Types of Bankruptcy
The summary listed below is not all inclusive but provides some basic things to know before you file for bankruptcy relief.
On April 20, 2005 and October 17, 2005, major changes went into effect in the bankruptcy laws. Many of these changes impose new requirements on consumer debtors.
Chapter 7-You ask the bankruptcy court to discharge most of the debts you owe. In exchange for this discharge, the bankruptcy trustee can take any property you own that is not exempt from collection, sell it, and distribute the proceeds to your creditors. There are State and Federal exemptions. We will advise you of your exemption entitlements.
Chapter 13 bankruptcy- You file a repayment plan with the bankruptcy court to pay back all or a portion of your debts over time. The amount you'll have to repay depends on how much you earn, the amount and types of debt you owe, and how much property you own. You generally do not lose property in a Chapter 13 bankruptcy because you fund your repayment plan through your income. You must have regular income, although this need not be from a job; regular benefit payments or rental income will qualify. Based on your plan which must be confirmed by the court, the payments are made in regular installments through the trustee who distributes them to your creditors. Plans last either until the debts are paid in full until the end of a three to five year period. The debtor receives a discharge at the completion of the plan, even if the plan does not provide for full payment to creditors. There are debt caps which will be discussed with you at your appointment.
Chapters 7 and 13 are the two most common types of consumer bankruptcies. Your eligibility for them depends on a number of factors including your income and the size and composition of your family.
Chapter 11- Reorganization - used by businesses and a few individuals whose debts are very large. You may continue to operate your business but your creditors and the court must approve a plan to repay your debtors. There is no trustee unless the judge decides that one is necessary; if a trustee is appointed, the trustee takes control of your business and property.

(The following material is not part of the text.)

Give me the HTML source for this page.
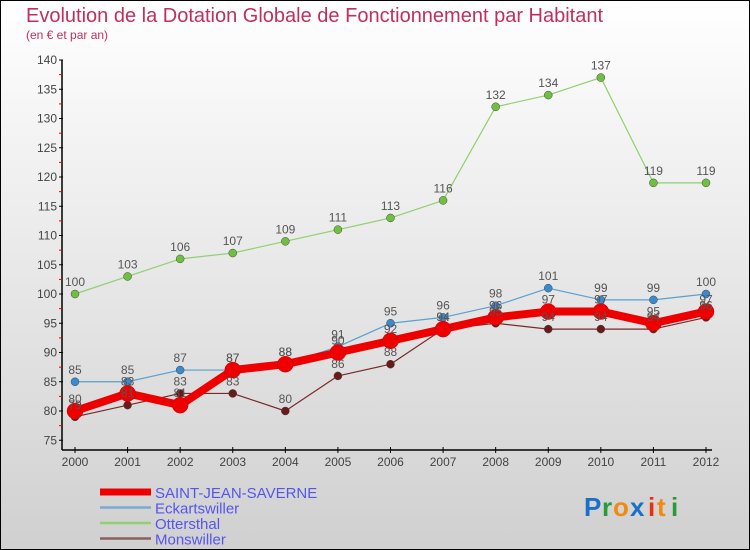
<!DOCTYPE html>
<html><head><meta charset="utf-8"><style>
body{margin:0}
#c{width:750px;height:550px;position:relative;box-sizing:border-box;border:1px solid #000;background:linear-gradient(#fff,#d0d0d0);overflow:hidden;font-family:"Liberation Sans",sans-serif}
</style></head><body>
<div id="c">
<svg id="s" width="750" height="550" style="position:absolute;left:-1px;top:-1px">
<text x="26" y="22" font-size="20" fill="#c0305a">Evolution de la Dotation Globale de Fonctionnement par Habitant</text>
<text x="26" y="39" font-size="12" fill="#c0305a">(en € et par an)</text>
<g id="axes"></g><g id="series"></g><g id="labels"></g>
<g id="legend"></g>
<g font-size="26" font-weight="bold" font-family="Liberation Sans,sans-serif">
<text x="584" y="516" fill="#1a70c8">P</text><text x="602" y="516" fill="#2a9a3a">r</text><text x="613" y="516" fill="#f08a10">o</text><text x="630" y="516" fill="#1a70c8">x</text><text x="648" y="516" fill="#e83010">i</text><text x="657" y="516" fill="#f08a10">t</text><text x="671" y="516" fill="#2a9a3a">i</text>
</g>
</svg>
</div>
<script>
const years=[2000,2001,2002,2003,2004,2005,2006,2007,2008,2009,2010,2011,2012];
const sjs=[80,83,81,87,88,90,92,94,96,97,97,95,97];
const eck=[85,85,87,87,88,91,95,96,98,101,99,99,100];
const ott=[100,103,106,107,109,111,113,116,132,134,137,119,119];
const mons=[79,81,83,83,80,86,88,94,95,94,94,94,96];
const yTicks=[75,80,85,90,95,100,105,110,115,120,125,130,135,140];
const names=["SAINT-JEAN-SAVERNE","Eckartswiller","Ottersthal","Monswiller"];
const NS="http://www.w3.org/2000/svg";
const X=i=>75+i*(706-75)/(years.length-1);
const Y=v=>294-(v-100)*5.85;
function mk(p,t,a){const e=document.createElementNS(NS,t);for(const k in a)e.setAttribute(k,a[k]);document.getElementById(p).appendChild(e);return e;}
let e=mk('axes','line',{x1:62,y1:60,x2:62,y2:450,stroke:'#000','stroke-width':1.5});

e=mk('axes','line',{x1:62,y1:450,x2:712,y2:450,stroke:'#000','stroke-width':1.5});

yTicks.forEach(v=>{const y=Y(v);
 mk('axes','line',{x1:59,y1:y,x2:63,y2:y,stroke:'#000'});
 if(v<140)mk('axes','line',{x1:59,y1:y-14.6,x2:62,y2:y-14.6,stroke:'#e00'});
 const t=mk('axes','text',{x:57,y:y+4,'font-size':12,'text-anchor':'end',fill:'#444'});t.textContent=v;
 });
years.forEach((yr,i)=>{const x=X(i);
 mk('axes','line',{x1:x,y1:447,x2:x,y2:453,stroke:'#000'});
 const t=mk('axes','text',{x:x,y:466,'font-size':12,'text-anchor':'middle',fill:'#444'});t.textContent=yr;
 });
const defs=[[mons,'#7a2a2a','#6a1a1a',1.2,4,'monswiller'],[ott,'#90d070','#70c040',1.2,4,'ottersthal'],[eck,'#5aa0d0','#3a8ad0',1.2,4,'eckartswiller'],[sjs,'#ee0000','#ee0000',8,8,'saint-jean-saverne']];
defs.forEach(([d,c,fc,w,r,n])=>{
 const l=mk('series','polyline',{points:d.map((v,i)=>X(i)+','+Y(v)).join(' '),fill:'none',stroke:c,'stroke-width':w,'stroke-linejoin':'round'});
 
 d.forEach((v,i)=>{const p=mk('series','circle',{cx:X(i),cy:Y(v),r:r,fill:fc,stroke:n=='saint-jean-saverne'?'#c00':'#444','stroke-width':0.5});
  
  const t=mk('labels','text',{x:X(i),y:Y(v)-8,'font-size':12,'text-anchor':'middle',fill:'#555'});t.textContent=v;
  });
});
const lc=['#ee0000','#7aaad0','#90d070','#8a6060'],lw=[7,2.5,2.5,2.5];
names.forEach((n,i)=>{const y=492+i*15.5;
 const l=mk('legend','line',{x1:100,y1:y,x2:151,y2:y,stroke:lc[i],'stroke-width':lw[i]});
 
 const t=mk('legend','text',{x:155,y:y+6,'font-size':15,fill:'#5555ee'});t.textContent=n;
 });
</script>
</body></html>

Chapter 12- Like a Chapter 13 but only for family farmers and family fisherman.
You must list all of your creditors on your bankruptcy schedules. You cannot pick and choose. You will need the name and complete mailing address of all your creditors and the last four digits of your account number. Your attorney will discuss what to do about property that you may wish to keep.
Before you can file for Chapter 7 or Chapter 13, you must complete credit counseling with an agency approved by the United States Trustee’s Office. Credit counseling is required even if it’s obvious that a repayment plan is not feasible for you. You are only required to participate, not to go along with any repayment plan the agency proposes. However, if the agency comes up with a repayment plan, you will have to submit it to the court, along with a certificate showing that you completed the counseling, before you can file for bankruptcy. Once your bankruptcy is filed you’ll have to attend another post filing counseling session.
The first step in figuring out whether you can file for Chapter 7 or 13 is to measure your current monthly income (“CMI”) against the median income for a family of your size in your state. Your CMI is your average gross income over the last six months before you file. If your income is less than or equal to the median, it is presumed that you can file for Chapter 7.
If your income is more than the median, however, you must pass "the means test" -- another requirement of the bankruptcy law. The first step is to ascertain your current monthly income (“CMI”) against the median income for a family of your size in your state. If you do not pass the means test then you may need to file a Chapter 13 and pay all your disposable income into a plan. Disposable income is calculated using allowed expense amounts dictated by the IRS—not your actual expenses. Your actual expenses will be used to see if a Chapter 13 is feasible.
When a bankruptcy case is filed, an estate is created comprised of all your property as of the date the bankruptcy petition is filed. The judge will appoint a trustee who will act as the representative of your estate. The trustee's duty is to take possession of your property, to examine claims creditors may file and determine whether they are proper, and to sell the non-exempt property of your estate in order to reduce it to cash for distribution to your creditors.
A few examples of non-exempt property are tax refunds, inheritances within 180 days of filing your bankruptcy, other vehicles you may own, stocks, bonds, additional real estate, in some cases trust income, etc. It is also the duty of the trustee to determine whether you have properly listed all of your assets, whether you are entitled to a discharge of your debts, or whether there is some reason why he or she should ask the bankruptcy judge to deny your discharge. You should understand that in some cases the trustee or a creditor may object to your eligibility to receive a discharge of your debts. Your attorney will discuss this with you.
Some debts cannot be discharged including most taxes, most child support, alimony, or other domestic support obligations, most student loans, court fines, and restitution.